Raw data =>
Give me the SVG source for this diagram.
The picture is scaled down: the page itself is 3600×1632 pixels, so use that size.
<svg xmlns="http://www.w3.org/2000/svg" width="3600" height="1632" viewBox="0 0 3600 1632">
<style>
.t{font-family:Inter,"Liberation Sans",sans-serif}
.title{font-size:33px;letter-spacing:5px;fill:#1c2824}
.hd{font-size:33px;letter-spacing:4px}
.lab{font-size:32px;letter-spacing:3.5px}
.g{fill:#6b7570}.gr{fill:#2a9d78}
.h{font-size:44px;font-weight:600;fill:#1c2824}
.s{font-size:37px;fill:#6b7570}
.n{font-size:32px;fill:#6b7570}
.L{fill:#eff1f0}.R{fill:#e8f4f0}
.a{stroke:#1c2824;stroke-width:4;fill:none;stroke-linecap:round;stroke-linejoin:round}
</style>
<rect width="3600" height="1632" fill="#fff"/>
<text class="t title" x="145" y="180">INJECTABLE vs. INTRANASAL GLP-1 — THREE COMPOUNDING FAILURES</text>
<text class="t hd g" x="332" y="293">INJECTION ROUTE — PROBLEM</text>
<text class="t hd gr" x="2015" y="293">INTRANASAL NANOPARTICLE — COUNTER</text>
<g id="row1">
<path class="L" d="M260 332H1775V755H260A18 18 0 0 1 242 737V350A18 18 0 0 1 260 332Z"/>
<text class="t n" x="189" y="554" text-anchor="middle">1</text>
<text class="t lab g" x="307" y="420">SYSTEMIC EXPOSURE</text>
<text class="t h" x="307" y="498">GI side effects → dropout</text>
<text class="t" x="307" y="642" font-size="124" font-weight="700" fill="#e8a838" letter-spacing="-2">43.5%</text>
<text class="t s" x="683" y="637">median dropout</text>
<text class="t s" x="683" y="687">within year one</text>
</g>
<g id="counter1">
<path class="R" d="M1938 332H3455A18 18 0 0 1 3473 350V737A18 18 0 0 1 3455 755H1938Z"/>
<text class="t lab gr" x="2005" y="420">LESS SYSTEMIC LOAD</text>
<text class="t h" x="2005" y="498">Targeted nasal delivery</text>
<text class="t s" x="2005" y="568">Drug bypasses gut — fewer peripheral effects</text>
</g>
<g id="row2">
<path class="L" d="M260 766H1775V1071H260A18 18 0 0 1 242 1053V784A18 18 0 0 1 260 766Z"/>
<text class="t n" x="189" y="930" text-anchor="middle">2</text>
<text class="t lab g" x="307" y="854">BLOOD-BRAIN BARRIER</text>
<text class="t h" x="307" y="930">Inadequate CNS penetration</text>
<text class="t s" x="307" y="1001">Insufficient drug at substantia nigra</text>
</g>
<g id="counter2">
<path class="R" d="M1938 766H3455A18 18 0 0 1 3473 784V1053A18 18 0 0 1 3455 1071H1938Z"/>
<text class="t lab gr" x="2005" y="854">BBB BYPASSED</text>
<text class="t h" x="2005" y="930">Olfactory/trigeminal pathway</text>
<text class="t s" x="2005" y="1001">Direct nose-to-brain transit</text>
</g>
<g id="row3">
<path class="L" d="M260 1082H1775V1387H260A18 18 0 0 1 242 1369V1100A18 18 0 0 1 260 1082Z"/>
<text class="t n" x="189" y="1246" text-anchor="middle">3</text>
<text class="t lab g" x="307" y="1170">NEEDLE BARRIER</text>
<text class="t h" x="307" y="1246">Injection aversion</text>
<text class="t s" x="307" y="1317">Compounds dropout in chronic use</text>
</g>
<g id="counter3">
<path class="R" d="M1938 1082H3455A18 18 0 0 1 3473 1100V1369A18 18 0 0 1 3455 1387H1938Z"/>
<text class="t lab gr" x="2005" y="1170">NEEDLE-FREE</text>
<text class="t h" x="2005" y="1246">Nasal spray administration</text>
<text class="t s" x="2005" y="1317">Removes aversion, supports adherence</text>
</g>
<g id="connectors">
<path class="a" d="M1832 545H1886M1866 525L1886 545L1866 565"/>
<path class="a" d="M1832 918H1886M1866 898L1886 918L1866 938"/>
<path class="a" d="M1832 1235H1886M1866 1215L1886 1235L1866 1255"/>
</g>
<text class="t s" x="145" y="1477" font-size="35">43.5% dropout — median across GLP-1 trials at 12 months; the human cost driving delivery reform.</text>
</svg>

Task brief =>
Every line of the data above should be reproduced word for word.

Final answer =>
Give me the SVG source for this diagram.
The picture is scaled down: the page itself is 3600×1632 pixels, so use that size.
<svg xmlns="http://www.w3.org/2000/svg" width="3600" height="1632" viewBox="0 0 3600 1632">
<style>
.t{font-family:Inter,"Liberation Sans",sans-serif}
.title{font-size:33px;letter-spacing:5px;fill:#1c2824}
.hd{font-size:33px;letter-spacing:4px}
.lab{font-size:32px;letter-spacing:3.5px}
.g{fill:#6b7570}.gr{fill:#2a9d78}
.h{font-size:44px;font-weight:600;fill:#1c2824}
.s{font-size:37px;fill:#6b7570}
.n{font-size:32px;fill:#6b7570}
.L{fill:#eff1f0}.R{fill:#e8f4f0}
.a{stroke:#1c2824;stroke-width:4;fill:none;stroke-linecap:round;stroke-linejoin:round}
</style>
<rect width="3600" height="1632" fill="#fff"/>
<text class="t title" x="145" y="180">INJECTABLE vs. INTRANASAL GLP-1 — THREE COMPOUNDING FAILURES</text>
<text class="t hd g" x="332" y="293">INJECTION ROUTE — PROBLEM</text>
<text class="t hd gr" x="2015" y="293">INTRANASAL NANOPARTICLE — COUNTER</text>
<g id="row1">
<path class="L" d="M260 332H1775V755H260A18 18 0 0 1 242 737V350A18 18 0 0 1 260 332Z"/>
<text class="t n" x="189" y="554" text-anchor="middle">1</text>
<text class="t lab g" x="307" y="420">SYSTEMIC EXPOSURE</text>
<text class="t h" x="307" y="498">GI side effects → dropout</text>
<text class="t" x="307" y="642" font-size="124" font-weight="700" fill="#e8a838" letter-spacing="-2">43.5%</text>
<text class="t s" x="683" y="637">median dropout</text>
<text class="t s" x="683" y="687">within year one</text>
</g>
<g id="counter1">
<path class="R" d="M1938 332H3455A18 18 0 0 1 3473 350V737A18 18 0 0 1 3455 755H1938Z"/>
<text class="t lab gr" x="2005" y="420">LESS SYSTEMIC LOAD</text>
<text class="t h" x="2005" y="498">Targeted nasal delivery</text>
<text class="t s" x="2005" y="568">Drug bypasses gut — fewer peripheral effects</text>
</g>
<g id="row2">
<path class="L" d="M260 766H1775V1071H260A18 18 0 0 1 242 1053V784A18 18 0 0 1 260 766Z"/>
<text class="t n" x="189" y="930" text-anchor="middle">2</text>
<text class="t lab g" x="307" y="854">BLOOD-BRAIN BARRIER</text>
<text class="t h" x="307" y="930">Inadequate CNS penetration</text>
<text class="t s" x="307" y="1001">Insufficient drug at substantia nigra</text>
</g>
<g id="counter2">
<path class="R" d="M1938 766H3455A18 18 0 0 1 3473 784V1053A18 18 0 0 1 3455 1071H1938Z"/>
<text class="t lab gr" x="2005" y="854">BBB BYPASSED</text>
<text class="t h" x="2005" y="930">Olfactory/trigeminal pathway</text>
<text class="t s" x="2005" y="1001">Direct nose-to-brain transit</text>
</g>
<g id="row3">
<path class="L" d="M260 1082H1775V1387H260A18 18 0 0 1 242 1369V1100A18 18 0 0 1 260 1082Z"/>
<text class="t n" x="189" y="1246" text-anchor="middle">3</text>
<text class="t lab g" x="307" y="1170">NEEDLE BARRIER</text>
<text class="t h" x="307" y="1246">Injection aversion</text>
<text class="t s" x="307" y="1317">Compounds dropout in chronic use</text>
</g>
<g id="counter3">
<path class="R" d="M1938 1082H3455A18 18 0 0 1 3473 1100V1369A18 18 0 0 1 3455 1387H1938Z"/>
<text class="t lab gr" x="2005" y="1170">NEEDLE-FREE</text>
<text class="t h" x="2005" y="1246">Nasal spray administration</text>
<text class="t s" x="2005" y="1317">Removes aversion, supports adherence</text>
</g>
<g id="connectors">
<path class="a" d="M1832 545H1886M1866 525L1886 545L1866 565"/>
<path class="a" d="M1832 918H1886M1866 898L1886 918L1866 938"/>
<path class="a" d="M1832 1235H1886M1866 1215L1886 1235L1866 1255"/>
</g>
<text class="t s" x="145" y="1477" font-size="35">43.5% dropout — median across GLP-1 trials at 12 months; the human cost driving delivery reform.</text>
</svg>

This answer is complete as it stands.